### WHAT IS ASKED
Sift the material for lines containing "this", and return them.

### PROVIDED DATA
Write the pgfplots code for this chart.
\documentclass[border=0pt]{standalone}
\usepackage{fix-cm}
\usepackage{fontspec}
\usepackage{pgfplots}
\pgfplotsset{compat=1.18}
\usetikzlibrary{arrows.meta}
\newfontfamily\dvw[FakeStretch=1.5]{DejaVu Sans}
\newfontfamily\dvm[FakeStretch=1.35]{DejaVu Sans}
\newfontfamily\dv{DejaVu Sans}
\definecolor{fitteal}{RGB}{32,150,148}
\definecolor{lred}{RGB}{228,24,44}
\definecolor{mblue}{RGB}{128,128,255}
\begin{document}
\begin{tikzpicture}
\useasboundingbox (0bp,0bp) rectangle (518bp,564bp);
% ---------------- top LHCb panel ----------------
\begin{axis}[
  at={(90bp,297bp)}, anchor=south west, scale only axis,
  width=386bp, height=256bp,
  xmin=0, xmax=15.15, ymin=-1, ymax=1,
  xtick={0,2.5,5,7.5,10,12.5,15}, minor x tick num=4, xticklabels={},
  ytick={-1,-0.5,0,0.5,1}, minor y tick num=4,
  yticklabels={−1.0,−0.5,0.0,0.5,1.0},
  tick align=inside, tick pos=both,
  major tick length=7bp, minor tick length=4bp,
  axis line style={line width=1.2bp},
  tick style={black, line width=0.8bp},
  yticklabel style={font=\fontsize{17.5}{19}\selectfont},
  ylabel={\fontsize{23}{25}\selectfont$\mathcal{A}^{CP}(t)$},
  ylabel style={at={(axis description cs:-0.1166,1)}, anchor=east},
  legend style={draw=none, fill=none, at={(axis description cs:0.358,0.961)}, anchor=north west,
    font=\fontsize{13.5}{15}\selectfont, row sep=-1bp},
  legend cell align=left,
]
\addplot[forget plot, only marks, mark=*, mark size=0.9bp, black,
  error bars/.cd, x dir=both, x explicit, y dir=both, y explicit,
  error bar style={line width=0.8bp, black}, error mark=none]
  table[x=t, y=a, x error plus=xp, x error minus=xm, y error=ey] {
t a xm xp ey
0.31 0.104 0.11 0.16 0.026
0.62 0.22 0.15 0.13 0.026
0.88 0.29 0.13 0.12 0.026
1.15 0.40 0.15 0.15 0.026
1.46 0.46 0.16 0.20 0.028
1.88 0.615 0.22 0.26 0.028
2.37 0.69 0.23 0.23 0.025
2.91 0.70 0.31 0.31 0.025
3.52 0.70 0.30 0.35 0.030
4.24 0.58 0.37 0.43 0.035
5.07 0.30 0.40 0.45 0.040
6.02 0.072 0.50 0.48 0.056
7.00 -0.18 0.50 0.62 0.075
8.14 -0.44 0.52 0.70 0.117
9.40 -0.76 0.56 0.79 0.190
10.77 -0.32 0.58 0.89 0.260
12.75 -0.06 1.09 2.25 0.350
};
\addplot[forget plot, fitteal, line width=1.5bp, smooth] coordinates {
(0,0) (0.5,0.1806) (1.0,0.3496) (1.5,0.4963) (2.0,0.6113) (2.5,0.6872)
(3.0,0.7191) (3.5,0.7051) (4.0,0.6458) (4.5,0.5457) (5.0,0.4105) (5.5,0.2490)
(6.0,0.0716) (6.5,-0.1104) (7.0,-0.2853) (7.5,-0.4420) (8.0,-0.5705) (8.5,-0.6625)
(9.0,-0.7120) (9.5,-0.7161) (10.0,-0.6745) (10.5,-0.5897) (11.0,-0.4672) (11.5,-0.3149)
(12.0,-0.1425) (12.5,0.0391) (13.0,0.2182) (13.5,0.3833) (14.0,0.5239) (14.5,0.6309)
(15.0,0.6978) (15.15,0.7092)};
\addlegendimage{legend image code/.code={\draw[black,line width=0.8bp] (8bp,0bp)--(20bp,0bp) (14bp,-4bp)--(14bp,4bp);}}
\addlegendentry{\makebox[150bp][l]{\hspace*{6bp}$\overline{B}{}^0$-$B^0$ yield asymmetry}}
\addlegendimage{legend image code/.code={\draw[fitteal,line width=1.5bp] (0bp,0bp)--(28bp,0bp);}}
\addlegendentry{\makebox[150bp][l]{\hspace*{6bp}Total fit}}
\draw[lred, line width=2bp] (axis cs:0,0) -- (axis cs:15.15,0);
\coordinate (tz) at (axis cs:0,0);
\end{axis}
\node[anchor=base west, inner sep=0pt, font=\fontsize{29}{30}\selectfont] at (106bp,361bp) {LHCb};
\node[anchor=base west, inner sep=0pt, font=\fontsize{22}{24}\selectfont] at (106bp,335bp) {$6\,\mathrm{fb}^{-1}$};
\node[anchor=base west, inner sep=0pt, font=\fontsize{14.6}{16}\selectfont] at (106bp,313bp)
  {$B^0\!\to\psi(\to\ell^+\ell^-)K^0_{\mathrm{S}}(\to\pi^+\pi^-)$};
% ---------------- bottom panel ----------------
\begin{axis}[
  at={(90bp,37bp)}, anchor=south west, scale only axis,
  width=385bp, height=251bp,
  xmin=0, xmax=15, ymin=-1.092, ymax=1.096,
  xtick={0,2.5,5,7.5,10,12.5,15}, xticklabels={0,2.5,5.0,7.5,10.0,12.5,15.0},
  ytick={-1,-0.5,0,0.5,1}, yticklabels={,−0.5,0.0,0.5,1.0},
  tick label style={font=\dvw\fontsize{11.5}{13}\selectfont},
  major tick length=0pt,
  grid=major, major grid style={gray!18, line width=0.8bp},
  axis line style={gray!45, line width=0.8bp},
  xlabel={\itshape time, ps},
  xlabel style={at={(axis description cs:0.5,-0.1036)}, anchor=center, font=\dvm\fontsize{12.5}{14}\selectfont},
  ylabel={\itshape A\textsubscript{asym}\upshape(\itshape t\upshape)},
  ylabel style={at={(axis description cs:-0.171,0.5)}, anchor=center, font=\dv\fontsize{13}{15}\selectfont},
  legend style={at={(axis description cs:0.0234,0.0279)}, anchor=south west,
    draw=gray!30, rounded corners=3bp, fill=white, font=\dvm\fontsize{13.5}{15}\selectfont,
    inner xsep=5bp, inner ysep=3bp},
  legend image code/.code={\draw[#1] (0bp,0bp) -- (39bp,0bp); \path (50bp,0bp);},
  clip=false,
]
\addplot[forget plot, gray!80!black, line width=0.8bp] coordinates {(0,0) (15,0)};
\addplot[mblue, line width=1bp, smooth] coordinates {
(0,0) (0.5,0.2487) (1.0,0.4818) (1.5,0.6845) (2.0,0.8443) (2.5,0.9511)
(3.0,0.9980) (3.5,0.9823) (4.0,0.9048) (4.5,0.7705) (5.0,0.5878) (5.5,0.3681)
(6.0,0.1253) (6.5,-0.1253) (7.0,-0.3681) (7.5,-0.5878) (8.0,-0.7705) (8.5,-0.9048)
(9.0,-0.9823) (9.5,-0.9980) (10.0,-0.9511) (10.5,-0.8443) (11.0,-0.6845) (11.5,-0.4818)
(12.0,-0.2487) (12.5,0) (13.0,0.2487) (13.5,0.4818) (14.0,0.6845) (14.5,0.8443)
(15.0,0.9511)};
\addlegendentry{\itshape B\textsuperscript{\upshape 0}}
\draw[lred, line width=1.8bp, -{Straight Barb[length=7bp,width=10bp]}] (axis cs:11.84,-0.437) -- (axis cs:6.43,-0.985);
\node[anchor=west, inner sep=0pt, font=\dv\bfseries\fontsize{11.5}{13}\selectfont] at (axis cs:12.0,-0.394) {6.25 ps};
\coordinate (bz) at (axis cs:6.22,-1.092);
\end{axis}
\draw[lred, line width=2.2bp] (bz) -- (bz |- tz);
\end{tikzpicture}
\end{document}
---
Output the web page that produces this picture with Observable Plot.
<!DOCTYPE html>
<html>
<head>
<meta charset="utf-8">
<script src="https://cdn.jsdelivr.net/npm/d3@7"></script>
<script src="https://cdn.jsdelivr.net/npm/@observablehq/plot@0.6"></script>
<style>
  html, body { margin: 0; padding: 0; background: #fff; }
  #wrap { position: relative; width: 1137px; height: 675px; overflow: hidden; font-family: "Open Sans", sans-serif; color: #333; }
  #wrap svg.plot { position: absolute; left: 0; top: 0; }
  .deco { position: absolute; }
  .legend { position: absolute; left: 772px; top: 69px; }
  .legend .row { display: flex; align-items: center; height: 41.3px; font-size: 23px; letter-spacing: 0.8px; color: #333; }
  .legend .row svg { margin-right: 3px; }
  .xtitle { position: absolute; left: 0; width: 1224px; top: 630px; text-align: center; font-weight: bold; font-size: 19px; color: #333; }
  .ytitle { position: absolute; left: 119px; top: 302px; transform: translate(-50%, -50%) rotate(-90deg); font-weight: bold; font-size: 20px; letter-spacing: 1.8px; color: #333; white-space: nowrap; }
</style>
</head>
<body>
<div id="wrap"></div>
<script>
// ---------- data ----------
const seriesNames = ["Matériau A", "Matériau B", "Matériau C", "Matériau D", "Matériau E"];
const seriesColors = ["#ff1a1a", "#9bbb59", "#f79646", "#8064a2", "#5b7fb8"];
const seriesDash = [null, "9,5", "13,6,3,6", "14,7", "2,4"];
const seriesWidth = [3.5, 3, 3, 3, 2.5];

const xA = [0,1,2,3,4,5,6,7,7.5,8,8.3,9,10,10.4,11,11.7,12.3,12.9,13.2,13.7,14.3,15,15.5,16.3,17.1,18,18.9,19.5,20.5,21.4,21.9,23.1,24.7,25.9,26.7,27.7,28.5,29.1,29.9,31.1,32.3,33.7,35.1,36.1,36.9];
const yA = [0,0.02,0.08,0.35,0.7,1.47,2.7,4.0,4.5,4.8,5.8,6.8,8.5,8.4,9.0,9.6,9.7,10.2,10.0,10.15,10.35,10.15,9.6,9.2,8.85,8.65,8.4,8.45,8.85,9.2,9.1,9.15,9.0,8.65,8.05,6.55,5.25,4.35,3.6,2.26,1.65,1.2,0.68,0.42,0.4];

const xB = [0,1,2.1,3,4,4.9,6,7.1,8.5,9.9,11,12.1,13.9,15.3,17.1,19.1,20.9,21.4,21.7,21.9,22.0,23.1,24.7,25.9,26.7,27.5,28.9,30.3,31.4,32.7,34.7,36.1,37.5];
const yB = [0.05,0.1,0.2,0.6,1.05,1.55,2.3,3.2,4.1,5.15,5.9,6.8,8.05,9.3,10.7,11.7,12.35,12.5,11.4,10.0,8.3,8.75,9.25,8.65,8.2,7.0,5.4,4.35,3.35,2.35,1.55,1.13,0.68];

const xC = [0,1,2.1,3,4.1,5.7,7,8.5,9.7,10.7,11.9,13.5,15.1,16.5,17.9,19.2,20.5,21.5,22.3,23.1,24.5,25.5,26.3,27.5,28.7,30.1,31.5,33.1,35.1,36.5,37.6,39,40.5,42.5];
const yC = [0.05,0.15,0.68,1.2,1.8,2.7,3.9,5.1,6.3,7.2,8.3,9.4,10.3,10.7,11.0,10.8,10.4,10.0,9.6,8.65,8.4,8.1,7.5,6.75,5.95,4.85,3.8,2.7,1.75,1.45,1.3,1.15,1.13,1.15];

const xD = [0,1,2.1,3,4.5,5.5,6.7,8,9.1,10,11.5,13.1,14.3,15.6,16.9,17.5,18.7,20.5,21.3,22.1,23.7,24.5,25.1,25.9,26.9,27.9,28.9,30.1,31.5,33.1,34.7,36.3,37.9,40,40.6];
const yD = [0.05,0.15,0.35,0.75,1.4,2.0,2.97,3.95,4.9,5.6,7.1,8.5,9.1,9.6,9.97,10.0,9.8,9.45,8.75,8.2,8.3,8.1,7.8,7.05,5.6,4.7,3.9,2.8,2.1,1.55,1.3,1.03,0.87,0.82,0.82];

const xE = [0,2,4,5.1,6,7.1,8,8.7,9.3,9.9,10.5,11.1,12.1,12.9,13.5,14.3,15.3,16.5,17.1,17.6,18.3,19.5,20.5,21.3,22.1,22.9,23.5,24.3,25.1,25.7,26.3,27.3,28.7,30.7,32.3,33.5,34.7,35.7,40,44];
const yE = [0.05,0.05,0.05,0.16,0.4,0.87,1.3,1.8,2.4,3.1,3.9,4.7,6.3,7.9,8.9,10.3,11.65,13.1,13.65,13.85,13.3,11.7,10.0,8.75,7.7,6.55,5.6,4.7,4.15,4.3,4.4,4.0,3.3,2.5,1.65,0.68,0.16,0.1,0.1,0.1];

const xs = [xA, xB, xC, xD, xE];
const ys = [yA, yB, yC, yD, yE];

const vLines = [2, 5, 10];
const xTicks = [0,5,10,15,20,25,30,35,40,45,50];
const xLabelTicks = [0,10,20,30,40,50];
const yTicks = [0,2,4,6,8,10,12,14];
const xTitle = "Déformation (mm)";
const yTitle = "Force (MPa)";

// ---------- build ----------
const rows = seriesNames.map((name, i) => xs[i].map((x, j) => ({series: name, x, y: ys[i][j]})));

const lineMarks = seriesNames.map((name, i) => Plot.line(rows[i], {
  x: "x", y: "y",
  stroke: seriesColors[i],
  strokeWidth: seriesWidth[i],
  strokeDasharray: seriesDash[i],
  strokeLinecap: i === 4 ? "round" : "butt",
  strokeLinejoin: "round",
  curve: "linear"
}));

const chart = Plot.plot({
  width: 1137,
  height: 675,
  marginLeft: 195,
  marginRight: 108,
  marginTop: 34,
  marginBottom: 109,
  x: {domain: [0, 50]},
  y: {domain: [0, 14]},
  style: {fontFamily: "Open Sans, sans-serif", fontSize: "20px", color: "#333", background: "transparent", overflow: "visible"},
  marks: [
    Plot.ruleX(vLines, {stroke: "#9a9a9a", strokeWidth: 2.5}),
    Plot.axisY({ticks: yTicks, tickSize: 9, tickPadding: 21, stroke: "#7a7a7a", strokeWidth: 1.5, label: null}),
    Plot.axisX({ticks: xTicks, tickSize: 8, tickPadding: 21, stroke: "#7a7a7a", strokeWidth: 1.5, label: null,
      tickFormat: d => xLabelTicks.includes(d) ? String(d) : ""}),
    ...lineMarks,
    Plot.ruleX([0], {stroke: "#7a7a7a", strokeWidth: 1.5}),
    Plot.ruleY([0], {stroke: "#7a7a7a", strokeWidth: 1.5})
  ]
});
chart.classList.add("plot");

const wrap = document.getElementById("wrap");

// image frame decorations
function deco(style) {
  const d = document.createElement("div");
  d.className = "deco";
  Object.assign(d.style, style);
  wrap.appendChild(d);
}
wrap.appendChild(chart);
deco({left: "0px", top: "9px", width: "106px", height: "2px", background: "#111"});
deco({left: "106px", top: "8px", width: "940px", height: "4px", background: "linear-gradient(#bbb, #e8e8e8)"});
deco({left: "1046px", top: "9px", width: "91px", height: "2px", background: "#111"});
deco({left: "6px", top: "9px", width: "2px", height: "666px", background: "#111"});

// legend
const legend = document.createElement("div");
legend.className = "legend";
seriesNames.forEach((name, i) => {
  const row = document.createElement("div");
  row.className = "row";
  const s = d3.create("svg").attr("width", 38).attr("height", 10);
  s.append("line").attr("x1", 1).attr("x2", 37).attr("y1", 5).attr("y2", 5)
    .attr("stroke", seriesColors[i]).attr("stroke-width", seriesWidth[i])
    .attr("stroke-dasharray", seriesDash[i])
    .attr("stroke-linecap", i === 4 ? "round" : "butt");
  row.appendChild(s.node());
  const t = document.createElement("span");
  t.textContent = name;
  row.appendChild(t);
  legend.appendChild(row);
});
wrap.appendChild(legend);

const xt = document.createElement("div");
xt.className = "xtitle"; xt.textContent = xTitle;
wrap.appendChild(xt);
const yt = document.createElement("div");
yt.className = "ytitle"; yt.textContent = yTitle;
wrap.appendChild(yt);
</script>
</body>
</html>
...
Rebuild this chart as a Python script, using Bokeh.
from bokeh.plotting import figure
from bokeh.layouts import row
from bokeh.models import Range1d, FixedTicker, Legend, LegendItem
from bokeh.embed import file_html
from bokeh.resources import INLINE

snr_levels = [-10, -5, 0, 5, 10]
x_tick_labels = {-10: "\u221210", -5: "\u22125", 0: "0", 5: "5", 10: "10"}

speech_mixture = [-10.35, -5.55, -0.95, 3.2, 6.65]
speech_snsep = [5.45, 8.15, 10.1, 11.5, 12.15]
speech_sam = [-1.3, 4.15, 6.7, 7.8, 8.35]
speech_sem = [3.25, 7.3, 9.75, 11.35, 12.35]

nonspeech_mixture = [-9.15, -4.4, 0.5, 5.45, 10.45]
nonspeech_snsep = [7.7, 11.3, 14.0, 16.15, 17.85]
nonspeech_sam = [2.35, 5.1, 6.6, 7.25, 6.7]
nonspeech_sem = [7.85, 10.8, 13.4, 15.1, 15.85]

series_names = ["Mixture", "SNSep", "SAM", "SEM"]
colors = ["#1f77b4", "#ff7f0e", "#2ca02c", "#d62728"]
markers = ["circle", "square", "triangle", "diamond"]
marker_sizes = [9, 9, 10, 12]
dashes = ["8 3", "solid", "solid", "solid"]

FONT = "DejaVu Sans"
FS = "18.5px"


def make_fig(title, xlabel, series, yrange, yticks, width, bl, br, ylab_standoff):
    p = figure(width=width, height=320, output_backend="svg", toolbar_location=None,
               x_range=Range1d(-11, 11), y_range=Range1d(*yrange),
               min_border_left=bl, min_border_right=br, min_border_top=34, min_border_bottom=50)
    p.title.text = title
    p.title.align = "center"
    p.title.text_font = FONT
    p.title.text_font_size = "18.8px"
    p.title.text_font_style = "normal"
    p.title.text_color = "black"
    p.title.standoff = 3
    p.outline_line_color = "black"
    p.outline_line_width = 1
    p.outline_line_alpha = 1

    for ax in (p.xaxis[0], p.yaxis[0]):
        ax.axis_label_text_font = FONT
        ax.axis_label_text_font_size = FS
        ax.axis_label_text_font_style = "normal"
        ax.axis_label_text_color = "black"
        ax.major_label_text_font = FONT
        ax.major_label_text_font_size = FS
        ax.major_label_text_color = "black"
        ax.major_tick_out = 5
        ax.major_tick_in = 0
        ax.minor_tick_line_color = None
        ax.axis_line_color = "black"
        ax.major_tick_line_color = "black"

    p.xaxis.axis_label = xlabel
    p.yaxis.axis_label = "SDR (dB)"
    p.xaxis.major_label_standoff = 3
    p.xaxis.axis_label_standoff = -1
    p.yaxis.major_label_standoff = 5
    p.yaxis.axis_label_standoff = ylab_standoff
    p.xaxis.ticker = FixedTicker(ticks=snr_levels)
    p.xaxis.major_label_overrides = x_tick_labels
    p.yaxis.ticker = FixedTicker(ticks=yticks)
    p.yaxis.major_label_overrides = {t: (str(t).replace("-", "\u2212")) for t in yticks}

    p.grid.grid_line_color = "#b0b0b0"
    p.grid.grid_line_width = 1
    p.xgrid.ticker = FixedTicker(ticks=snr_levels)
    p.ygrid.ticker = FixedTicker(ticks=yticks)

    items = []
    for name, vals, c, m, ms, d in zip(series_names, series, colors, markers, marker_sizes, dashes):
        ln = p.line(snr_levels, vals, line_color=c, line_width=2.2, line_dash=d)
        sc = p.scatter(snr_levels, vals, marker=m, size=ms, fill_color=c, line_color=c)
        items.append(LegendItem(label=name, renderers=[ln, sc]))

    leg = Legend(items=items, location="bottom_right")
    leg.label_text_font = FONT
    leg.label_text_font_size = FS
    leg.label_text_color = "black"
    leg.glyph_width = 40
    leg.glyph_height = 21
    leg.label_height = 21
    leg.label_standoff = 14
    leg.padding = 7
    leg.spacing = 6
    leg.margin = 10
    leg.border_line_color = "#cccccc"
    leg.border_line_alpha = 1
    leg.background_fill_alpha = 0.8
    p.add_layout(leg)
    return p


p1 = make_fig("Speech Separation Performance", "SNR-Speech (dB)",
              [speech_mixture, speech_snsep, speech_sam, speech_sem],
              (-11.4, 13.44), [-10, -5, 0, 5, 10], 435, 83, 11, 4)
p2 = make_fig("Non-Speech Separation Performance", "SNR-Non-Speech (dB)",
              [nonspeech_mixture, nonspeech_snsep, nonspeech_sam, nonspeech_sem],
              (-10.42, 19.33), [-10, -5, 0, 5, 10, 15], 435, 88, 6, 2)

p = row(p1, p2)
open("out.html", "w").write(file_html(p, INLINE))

### TASK RESULT
Write the pgfplots code for this chart.
Output the web page that produces this picture with Observable Plot.
Rebuild this chart as a Python script, using Bokeh.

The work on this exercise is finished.